How a Lone Tenant Is Holding Up a $70 Million Condo Deal
Ahmet Nejat Ozsu won’t budge.
For 15 years, he has lived in the same apartment — a one-bedroom with an enviable private deck on the top floor of a building on the Upper West Side.
So when a developer, the Naftali Group, bought the Manhattan building for $70 million last June and told tenants that they had to move, Mr. Ozsu made plans to stay. He could not be swayed with a buyout offer of $30,000, an eviction notice or even a $25 million lawsuit that Naftali recently filed against him. In April, the new landlord placed an industrial air filter outside Mr. Ozsu’s door, and the blower has been droning nonstop, driving him and his 13-year-old boxer-mix, Penelope, up the wall.
Still, Mr. Ozsu won’t move. “It’s two things: I have the right to be here, and I have no place to go,” he said.
Naftali Group says Mr.
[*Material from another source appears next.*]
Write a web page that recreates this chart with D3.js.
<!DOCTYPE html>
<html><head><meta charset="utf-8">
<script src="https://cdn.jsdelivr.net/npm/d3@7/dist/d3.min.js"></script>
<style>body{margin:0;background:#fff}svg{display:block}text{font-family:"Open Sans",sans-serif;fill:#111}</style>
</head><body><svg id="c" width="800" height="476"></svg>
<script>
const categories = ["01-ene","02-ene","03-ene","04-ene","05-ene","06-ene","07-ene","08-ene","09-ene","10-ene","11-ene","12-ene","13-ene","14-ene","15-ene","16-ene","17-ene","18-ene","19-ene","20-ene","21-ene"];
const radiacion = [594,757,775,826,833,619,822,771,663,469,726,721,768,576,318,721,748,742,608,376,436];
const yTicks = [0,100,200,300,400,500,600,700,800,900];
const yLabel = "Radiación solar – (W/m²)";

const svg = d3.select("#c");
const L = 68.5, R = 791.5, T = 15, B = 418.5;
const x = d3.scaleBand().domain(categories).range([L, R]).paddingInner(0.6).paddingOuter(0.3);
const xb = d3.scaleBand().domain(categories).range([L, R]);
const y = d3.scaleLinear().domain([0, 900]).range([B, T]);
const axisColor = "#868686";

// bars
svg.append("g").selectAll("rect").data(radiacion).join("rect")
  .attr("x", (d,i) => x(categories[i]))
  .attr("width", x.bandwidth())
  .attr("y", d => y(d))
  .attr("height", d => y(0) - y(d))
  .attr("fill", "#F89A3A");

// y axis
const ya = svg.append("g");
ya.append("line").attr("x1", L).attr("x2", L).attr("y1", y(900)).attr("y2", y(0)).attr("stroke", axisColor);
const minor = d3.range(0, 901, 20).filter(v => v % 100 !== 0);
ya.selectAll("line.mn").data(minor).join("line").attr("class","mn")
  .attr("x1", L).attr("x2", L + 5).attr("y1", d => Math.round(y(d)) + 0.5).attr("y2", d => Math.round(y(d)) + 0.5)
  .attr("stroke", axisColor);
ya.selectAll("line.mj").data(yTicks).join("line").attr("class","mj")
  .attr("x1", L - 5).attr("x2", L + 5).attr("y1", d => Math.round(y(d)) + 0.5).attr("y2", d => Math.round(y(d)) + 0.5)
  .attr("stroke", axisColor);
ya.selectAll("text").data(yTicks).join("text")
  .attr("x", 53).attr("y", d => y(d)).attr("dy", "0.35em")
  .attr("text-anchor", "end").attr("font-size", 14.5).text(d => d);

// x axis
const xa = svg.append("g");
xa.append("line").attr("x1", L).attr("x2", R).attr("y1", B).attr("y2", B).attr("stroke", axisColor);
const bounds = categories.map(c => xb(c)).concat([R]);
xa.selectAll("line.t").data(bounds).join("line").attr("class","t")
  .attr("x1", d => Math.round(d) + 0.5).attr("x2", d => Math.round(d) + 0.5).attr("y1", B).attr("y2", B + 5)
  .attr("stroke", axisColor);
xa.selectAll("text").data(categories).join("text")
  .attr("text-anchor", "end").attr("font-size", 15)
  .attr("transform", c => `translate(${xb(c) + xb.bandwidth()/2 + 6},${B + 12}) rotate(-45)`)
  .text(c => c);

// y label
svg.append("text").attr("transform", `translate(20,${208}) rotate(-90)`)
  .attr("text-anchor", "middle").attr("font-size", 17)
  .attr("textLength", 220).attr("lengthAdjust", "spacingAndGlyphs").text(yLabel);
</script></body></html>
Ozsu is angling for a seven-figure payout and has put its multimillion dollar investment in limbo, setting off a landlord-tenant stalemate that is the stuff of legend in New York City real estate. But the pandemic has added a new twist: A renter protection enacted to prevent evictions during the crisis could help drag out the standoff for years.
Under normal circumstances, Mr. Ozsu, 52, might have already been evicted from the building at 215 West 84th Street. His apartment is not rent stabilized, and like many of his neighbors he was on a month-to-month lease that the new landlord was not obligated to renew.
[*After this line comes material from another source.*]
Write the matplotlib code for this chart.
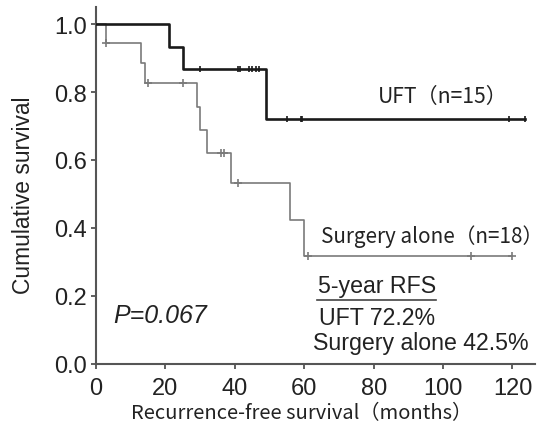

But until recently, Mr. Ozsu, a freelance software engineer, was unemployed. In January, Mr. Ozsu applied for the Emergency Rental Assistance Program, a state program created during the pandemic to help tenants pay overdue rent. In most cases, a tenant cannot be evicted while their application is open. If Mr. Ozsu’s request for aid is approved, he could be entitled to stay in the apartment for at least another year — time he says he’ll need to build up savings from a job he began in March to meet the income requirements of other rental buildings.
Out of the 128 apartments, just 16 still have occupants, said Y. David Scharf, the chairman of Morrison Cohen, a law firm representing the developer. Mr. Ozsu is the only tenant who has not agreed to move, he said.
Mr. Ozsu and Adam Leitman Bailey, his lawyer, believe that the air filter and a security camera recently installed in the hallway outside his apartment, trained on his front door, are bullying tactics.
“It sounds like a jet,” Mr. Ozsu said. “It feels like it’s at the back of your head all the time.”
Mr. Scharf said the air filter “is actually for his health and safety,” although there wasn’t active construction near the apartment during a recent visit.
“There has been no harassment, period, full stop,” Mr. Scharf said, adding that there are several cameras in the building. The one near Mr. Ozsu’s apartment was installed because of “general security issues,” Mr. Scharf said, citing an incident between Mr. Ozsu and one of the building’s workers. Mr. Ozsu said he called the police after the worker became aggressive with him over a parking dispute.
Mr. Ozsu moved into an apartment in the building, called the Eagle Court, in 2006 on the recommendation of a friend who had lived there. He landed the coveted top-floor unit a year later, with its deck that overlooks the Upper West Side. His job as a software engineer helped him keep up with rising rents through the years. By October 2021, however, Mr. Ozsu was unemployed, had depleted his savings and could no longer pay the $3,350 rent on his 700-square-foot apartment.
The complex once was a thriving community, former residents said. In 1984, Rockrose Development converted a row of disparate buildings, including the onetime Borden Milk Company dairy (later converted to a garage) and a former Con Edison substation, into the Eagle Court apartments.
The odd union led to interesting design choices: studios that range from 400 to 1,000 square feet with 12-foot ceilings; duplexes and triplexes with private gardens; dim hallways with steep stairs that led to sunlit corridors.
Attracted to the building’s idiosyncrasies, many tenants lived in the building for years, Mr. Ozsu said.
“It was like Melrose Place, without the sexual scandals,” he said, recalling one couple who hosted open-door happy hours in their apartment on weekdays. Some days Mr. Ozsu would lean over his deck and holler at his downstairs neighbors to join him for impromptu barbecues.
A former resident, who asked not to be named because she “doesn’t want drama” with the new landlord, said that she left several months before the end of her lease because the building was quickly emptying and no longer felt like home.